The Large Inductor Quick Tester is basically an LC oscillator that makes determining the value of large inductors quick and easy. In the spirit of "Battery Toppers", the circuit requires no power switch and may be mounted directly on top of a lantern battery which provides a nice, heavy base.
The JFET may be just about any type; the prototype uses a J212. The current diode is a nice way to bias a JFET but they aren't common and a couple of thousand ohm resistor will also work. Measure the voltage across the resistor and select a value that gives about 1 mA. Choose a different FET if you can't get at least 1/2 mA with at least 1k of resistance. If the resistance is too low, the tendency to oscillate will be reduced. Other components aren't critical at all. The .025 uF and 2.5 uF capacitor were selected to make the inductance calculation simple and the values were realized by paralleling standard value film types. The inductance is simply 1,000,000 / (freq squared) for the .025 uF (up to about 1 Hy) and 10,000 / (freq. squared) for the 2.5 uF. Simply hook the output to a frequency counter and measure the frequency with the inductor connected. No current flows without an inductor so no power switch is needed. But, don't forget to remove the inductor! You might wish to install an LED between the plus of the battery and the 10 uF bypass capacitor to let you know when it's drawing power.
The circuit is built right on top of a lantern battery. Most of the parts are mounted on a terminal strip that is glued to the top of the battery using ordinary contact cement. I 'decanted' contact cement into little squeeze bottles from an economically priced large can and added a little MEK solvent to make it a bit more runny. Just apply a bead to the bottom of the strip, position it so that glue transfers, remove it and let the glue dry a couple of minutes. Then very carefully press the strip into position; you only get one chance to get it right! Contact cement is really fast, plenty strong, and not that difficult to remove when the battery finally dies. The panel is also held by the same glue.
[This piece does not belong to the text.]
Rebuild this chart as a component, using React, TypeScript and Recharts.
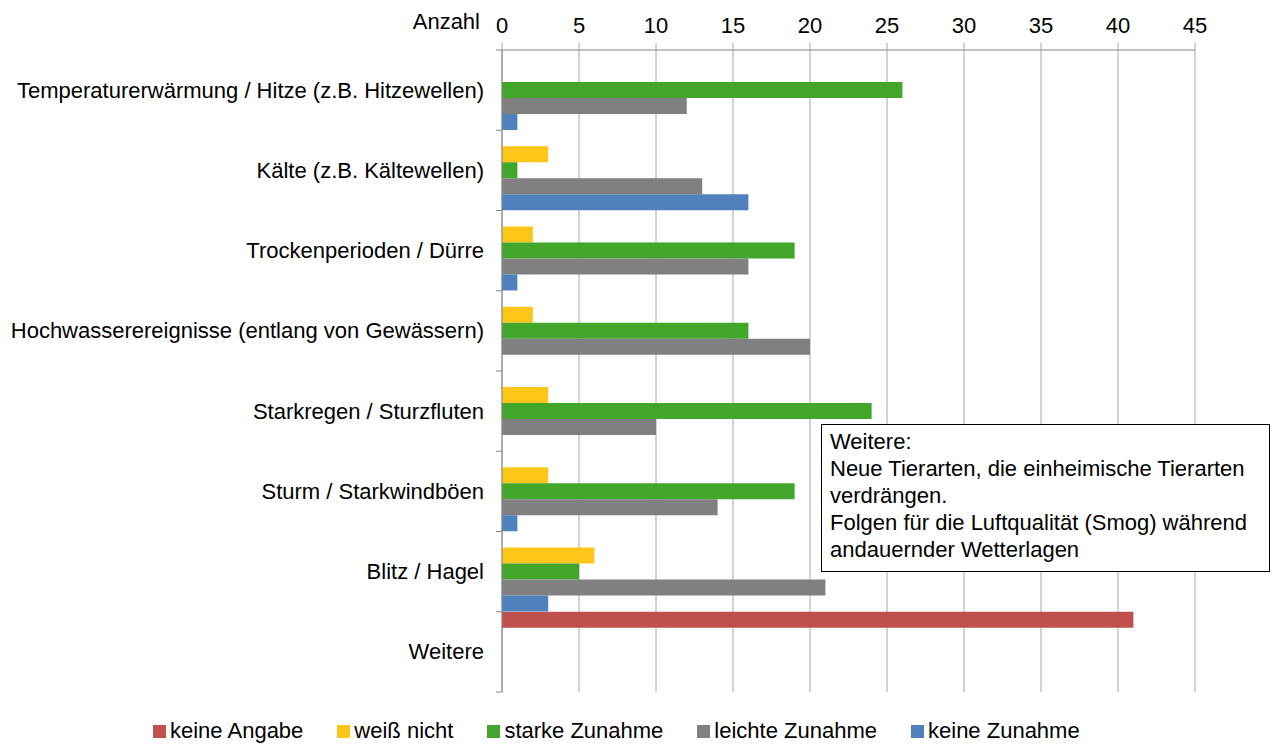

When measuring larger inductors you might discover that the measured inductance is significantly higher than the marked value. Many inductors wound for filtering are measured with a specific current flowing and that current saturates the core, lowering the inductance. This circuit only passes a small DC current through the inductor and the signal is pretty small so the measured inductance will be near the zero current value. The capacitor values aren't exact either, but this quick checker is only intended to give a good estimate of the inductance.
For most accurate results, add a variable resistor or resistance decade box across the inductor and adjust the resistance until the oscillation just starts. Also, remember that the inductance that you calculate is the effective inductance at the frequency of oscillation. Many large inductors have significant capacitance across the winding and that capacitance will cause the inductance to measure higher at higher frequencies. For measuring very large inductance values, increase the 10 uF feedback capacitor to several hundred uF.